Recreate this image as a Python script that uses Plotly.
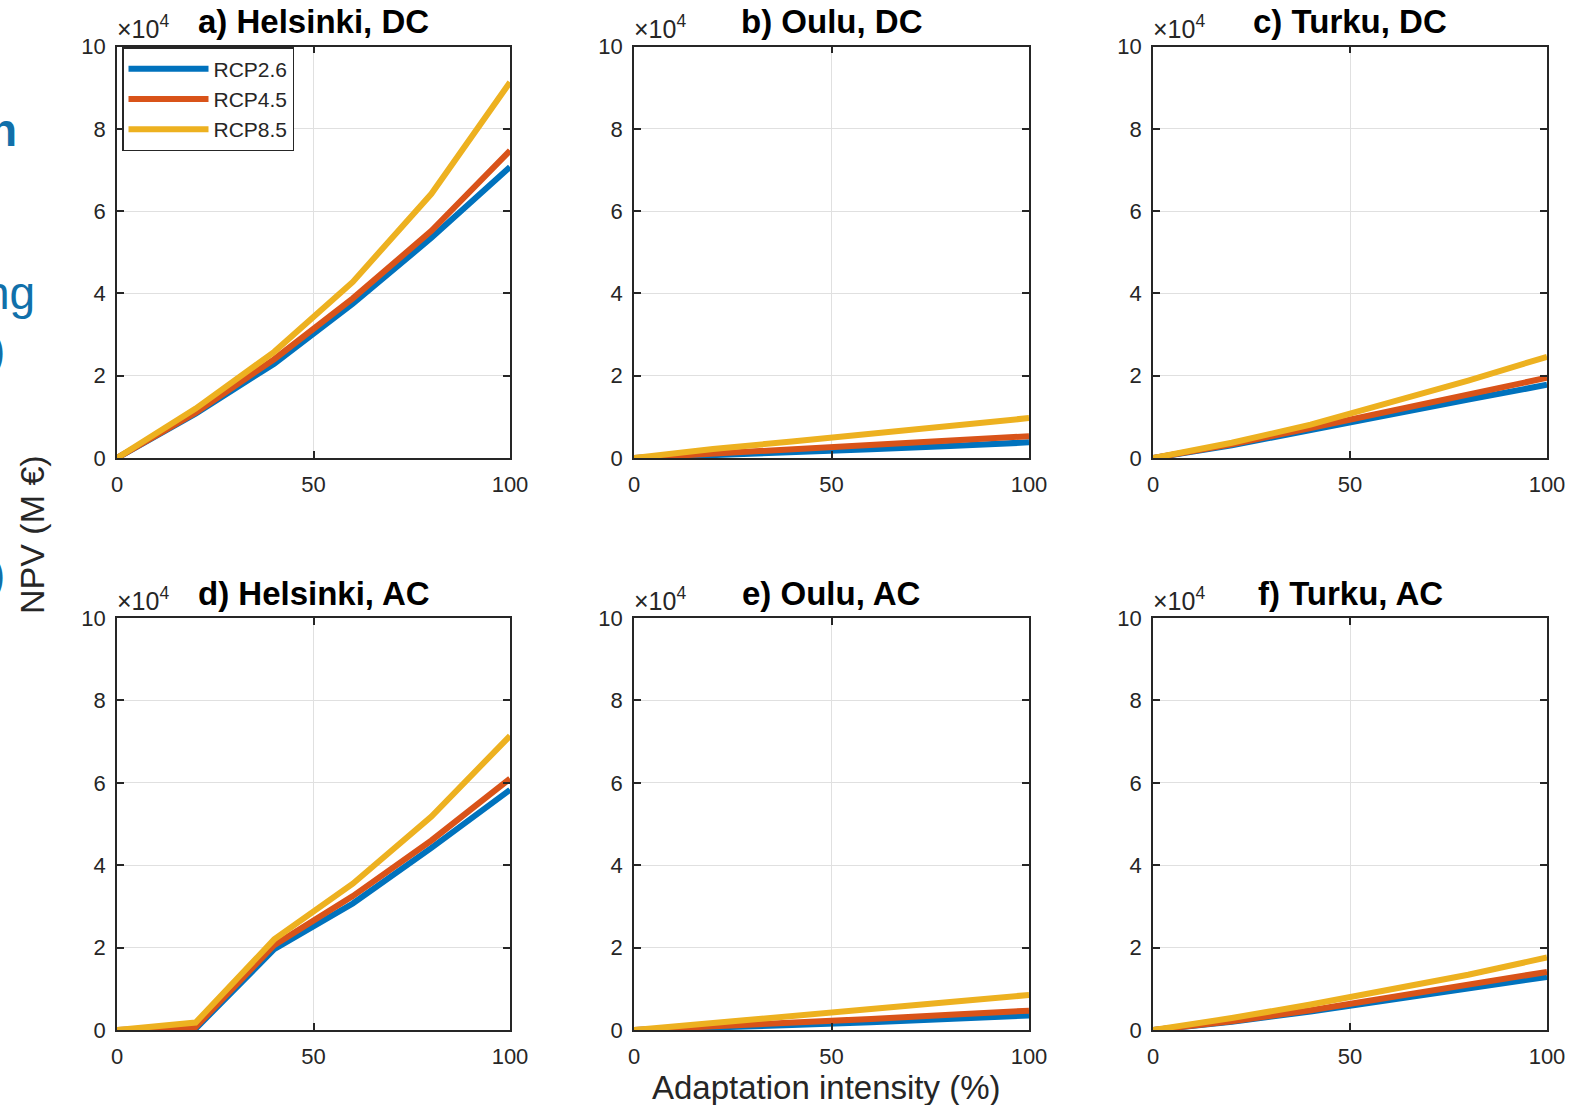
import plotly.graph_objects as go

# ---------------- data ----------------
intensity = [0, 20, 40, 60, 80, 100]  # Adaptation intensity (%)
scenarios = ["RCP2.6", "RCP4.5", "RCP8.5"]
colors = ["#0072BD", "#D95319", "#EDB120"]

panel_titles = ["a) Helsinki, DC", "b) Oulu, DC", "c) Turku, DC",
                "d) Helsinki, AC", "e) Oulu, AC", "f) Turku, AC"]

# NPV (M EUR)
helsinki_dc = {
    "RCP2.6": [0, 10800, 22900, 37500, 53500, 70700],
    "RCP4.5": [0, 11000, 24000, 38800, 55200, 74700],
    "RCP8.5": [0, 12000, 25800, 42800, 64200, 91300],
}
oulu_dc = {
    "RCP2.6": [0, 600, 1300, 2100, 2900, 3800],
    "RCP4.5": [0, 1000, 2000, 3100, 4200, 5300],
    "RCP8.5": [0, 2200, 4000, 5900, 7800, 9700],
}
turku_dc = {
    "RCP2.6": [0, 3100, 6800, 10600, 14200, 17800],
    "RCP4.5": [0, 3300, 7300, 11400, 15500, 19500],
    "RCP8.5": [0, 3700, 8100, 13300, 18800, 24600],
}
helsinki_ac = {
    "RCP2.6": [0, 300, 19600, 30700, 44200, 58300],
    "RCP4.5": [0, 700, 20600, 32500, 46000, 61000],
    "RCP8.5": [0, 1800, 22000, 35500, 51800, 71400],
}
oulu_ac = {
    "RCP2.6": [0, 500, 1200, 1900, 2700, 3500],
    "RCP4.5": [0, 800, 1700, 2700, 3700, 4700],
    "RCP8.5": [0, 1800, 3400, 5100, 6800, 8500],
}
turku_ac = {
    "RCP2.6": [0, 2000, 4500, 7300, 10000, 12900],
    "RCP4.5": [0, 2100, 4800, 7800, 10800, 14100],
    "RCP8.5": [0, 2900, 6200, 9700, 13400, 17600],
}
panels = [helsinki_dc, oulu_dc, turku_dc, helsinki_ac, oulu_ac, turku_ac]

y_tickvals = [0, 20000, 40000, 60000, 80000, 100000]
y_ticktext = ["0", "2", "4", "6", "8", "10"]
x_tickvals = [0, 50, 100]

# ---------------- layout geometry ----------------
W, H = 1586, 1105


def px(xp):
    return xp / W


def py(yp):
    return 1 - yp / H


col_px = [(117, 510), (634, 1029), (1153, 1547)]
row_px = [(46.5, 458), (618, 1030)]

fig = go.Figure()
layout = dict(
    template="none",
    width=W, height=H, margin=dict(l=0, r=0, t=0, b=0, pad=0, autoexpand=False),
    paper_bgcolor="white", plot_bgcolor="white",
    font=dict(family="Liberation Sans, Arial, sans-serif", color="#262626", size=20),
    showlegend=True,
)
annotations = []
TXT = "#262626"

for i, data in enumerate(panels):
    r, c = divmod(i, 3)
    ax = "" if i == 0 else str(i + 1)
    x0, x1 = col_px[c]
    yt, yb = row_px[r]
    xd = [px(x0), px(x1)]
    yd = [py(yb), py(yt)]
    for s, col in zip(scenarios, colors):
        fig.add_trace(go.Scatter(
            x=intensity, y=data[s], mode="lines", name=s,
            line=dict(color=col, width=6),
            xaxis="x" + ax, yaxis="y" + ax,
            showlegend=(i == 0), legendgroup=s,
        ))
    common = dict(showline=True, linecolor=TXT, linewidth=1.5, mirror="ticks",
                  ticks="inside", ticklen=7, tickwidth=1.5, tickcolor=TXT,
                  showgrid=True, gridcolor="#e0e0e0", gridwidth=1, automargin=False,
                  zeroline=False, tickfont=dict(size=22, color=TXT))
    layout["xaxis" + ax] = dict(common, domain=xd, range=[0, 100], tickvals=x_tickvals,
                                anchor="y" + ax, ticklabelstandoff=6)
    layout["yaxis" + ax] = dict(common, domain=yd, range=[0, 100000], tickvals=y_tickvals,
                                ticktext=y_ticktext, anchor="x" + ax, ticklabelstandoff=5)
    # title
    annotations.append(dict(text="<b>" + panel_titles[i] + "</b>", xref="paper", yref="paper",
                            x=(xd[0] + xd[1]) / 2, y=py(yt - 25), xanchor="center",
                            yanchor="middle", showarrow=False,
                            font=dict(size=33, color="black")))
    # exponent label
    annotations.append(dict(text="×10<sup>4</sup>", xref="paper", yref="paper",
                            x=xd[0] - 2 / W, y=py(yt - 1), xanchor="left",
                            yanchor="bottom", showarrow=False,
                            font=dict(size=25, color=TXT)))

# axis labels
annotations.append(dict(text="NPV (M €)", xref="paper", yref="paper", x=px(32), y=py(535),
                        textangle=-90, showarrow=False, xanchor="center", yanchor="middle",
                        font=dict(size=34, color=TXT)))
annotations.append(dict(text="Adaptation intensity (%)", xref="paper", yref="paper",
                        x=px(826), y=py(1087), showarrow=False, xanchor="center",
                        yanchor="middle", font=dict(size=33, color=TXT)))

# cropped text fragments at the left edge
blue = "#1170AA"
for txt, xr, yc, bold in [("n", 19, 130, True), ("ng", 37, 293, False),
                          (")", 7, 350, False), (")", 7, 574, False)]:
    annotations.append(dict(text=("<b>%s</b>" % txt) if bold else txt, xref="paper", yref="paper",
                            x=px(xr), y=py(yc), xanchor="right", yanchor="middle",
                            showarrow=False, font=dict(size=46, color=blue)))

layout["annotations"] = annotations
layout["legend"] = dict(x=px(122), y=py(47), xanchor="left", yanchor="top",
                        bgcolor="white", bordercolor=TXT, borderwidth=1.5,
                        font=dict(size=21, color=TXT), tracegroupgap=0,
                        itemwidth=80)
fig.update_layout(**layout)
fig.write_html("out.html", config={"displayModeBar": False},
               post_script="document.body.style.margin='0px';")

■ ■ ■

■ **THE EXERCISE**
Go through the listing above and write it out again exactly, dropping the pictures.

■ **THE RESPONSE**
Recreate this image as a Python script that uses Plotly.
import plotly.graph_objects as go

# ---------------- data ----------------
intensity = [0, 20, 40, 60, 80, 100]  # Adaptation intensity (%)
scenarios = ["RCP2.6", "RCP4.5", "RCP8.5"]
colors = ["#0072BD", "#D95319", "#EDB120"]

panel_titles = ["a) Helsinki, DC", "b) Oulu, DC", "c) Turku, DC",
                "d) Helsinki, AC", "e) Oulu, AC", "f) Turku, AC"]

# NPV (M EUR)
helsinki_dc = {
    "RCP2.6": [0, 10800, 22900, 37500, 53500, 70700],
    "RCP4.5": [0, 11000, 24000, 38800, 55200, 74700],
    "RCP8.5": [0, 12000, 25800, 42800, 64200, 91300],
}
oulu_dc = {
    "RCP2.6": [0, 600, 1300, 2100, 2900, 3800],
    "RCP4.5": [0, 1000, 2000, 3100, 4200, 5300],
    "RCP8.5": [0, 2200, 4000, 5900, 7800, 9700],
}
turku_dc = {
    "RCP2.6": [0, 3100, 6800, 10600, 14200, 17800],
    "RCP4.5": [0, 3300, 7300, 11400, 15500, 19500],
    "RCP8.5": [0, 3700, 8100, 13300, 18800, 24600],
}
helsinki_ac = {
    "RCP2.6": [0, 300, 19600, 30700, 44200, 58300],
    "RCP4.5": [0, 700, 20600, 32500, 46000, 61000],
    "RCP8.5": [0, 1800, 22000, 35500, 51800, 71400],
}
oulu_ac = {
    "RCP2.6": [0, 500, 1200, 1900, 2700, 3500],
    "RCP4.5": [0, 800, 1700, 2700, 3700, 4700],
    "RCP8.5": [0, 1800, 3400, 5100, 6800, 8500],
}
turku_ac = {
    "RCP2.6": [0, 2000, 4500, 7300, 10000, 12900],
    "RCP4.5": [0, 2100, 4800, 7800, 10800, 14100],
    "RCP8.5": [0, 2900, 6200, 9700, 13400, 17600],
}
panels = [helsinki_dc, oulu_dc, turku_dc, helsinki_ac, oulu_ac, turku_ac]

y_tickvals = [0, 20000, 40000, 60000, 80000, 100000]
y_ticktext = ["0", "2", "4", "6", "8", "10"]
x_tickvals = [0, 50, 100]

# ---------------- layout geometry ----------------
W, H = 1586, 1105


def px(xp):
    return xp / W


def py(yp):
    return 1 - yp / H


col_px = [(117, 510), (634, 1029), (1153, 1547)]
row_px = [(46.5, 458), (618, 1030)]

fig = go.Figure()
layout = dict(
    template="none",
    width=W, height=H, margin=dict(l=0, r=0, t=0, b=0, pad=0, autoexpand=False),
    paper_bgcolor="white", plot_bgcolor="white",
    font=dict(family="Liberation Sans, Arial, sans-serif", color="#262626", size=20),
    showlegend=True,
)
annotations = []
TXT = "#262626"

for i, data in enumerate(panels):
    r, c = divmod(i, 3)
    ax = "" if i == 0 else str(i + 1)
    x0, x1 = col_px[c]
    yt, yb = row_px[r]
    xd = [px(x0), px(x1)]
    yd = [py(yb), py(yt)]
    for s, col in zip(scenarios, colors):
        fig.add_trace(go.Scatter(
            x=intensity, y=data[s], mode="lines", name=s,
            line=dict(color=col, width=6),
            xaxis="x" + ax, yaxis="y" + ax,
            showlegend=(i == 0), legendgroup=s,
        ))
    common = dict(showline=True, linecolor=TXT, linewidth=1.5, mirror="ticks",
                  ticks="inside", ticklen=7, tickwidth=1.5, tickcolor=TXT,
                  showgrid=True, gridcolor="#e0e0e0", gridwidth=1, automargin=False,
                  zeroline=False, tickfont=dict(size=22, color=TXT))
    layout["xaxis" + ax] = dict(common, domain=xd, range=[0, 100], tickvals=x_tickvals,
                                anchor="y" + ax, ticklabelstandoff=6)
    layout["yaxis" + ax] = dict(common, domain=yd, range=[0, 100000], tickvals=y_tickvals,
                                ticktext=y_ticktext, anchor="x" + ax, ticklabelstandoff=5)
    # title
    annotations.append(dict(text="<b>" + panel_titles[i] + "</b>", xref="paper", yref="paper",
                            x=(xd[0] + xd[1]) / 2, y=py(yt - 25), xanchor="center",
                            yanchor="middle", showarrow=False,
                            font=dict(size=33, color="black")))
    # exponent label
    annotations.append(dict(text="×10<sup>4</sup>", xref="paper", yref="paper",
                            x=xd[0] - 2 / W, y=py(yt - 1), xanchor="left",
                            yanchor="bottom", showarrow=False,
                            font=dict(size=25, color=TXT)))

# axis labels
annotations.append(dict(text="NPV (M €)", xref="paper", yref="paper", x=px(32), y=py(535),
                        textangle=-90, showarrow=False, xanchor="center", yanchor="middle",
                        font=dict(size=34, color=TXT)))
annotations.append(dict(text="Adaptation intensity (%)", xref="paper", yref="paper",
                        x=px(826), y=py(1087), showarrow=False, xanchor="center",
                        yanchor="middle", font=dict(size=33, color=TXT)))

# cropped text fragments at the left edge
blue = "#1170AA"
for txt, xr, yc, bold in [("n", 19, 130, True), ("ng", 37, 293, False),
                          (")", 7, 350, False), (")", 7, 574, False)]:
    annotations.append(dict(text=("<b>%s</b>" % txt) if bold else txt, xref="paper", yref="paper",
                            x=px(xr), y=py(yc), xanchor="right", yanchor="middle",
                            showarrow=False, font=dict(size=46, color=blue)))

layout["annotations"] = annotations
layout["legend"] = dict(x=px(122), y=py(47), xanchor="left", yanchor="top",
                        bgcolor="white", bordercolor=TXT, borderwidth=1.5,
                        font=dict(size=21, color=TXT), tracegroupgap=0,
                        itemwidth=80)
fig.update_layout(**layout)
fig.write_html("out.html", config={"displayModeBar": False},
               post_script="document.body.style.margin='0px';")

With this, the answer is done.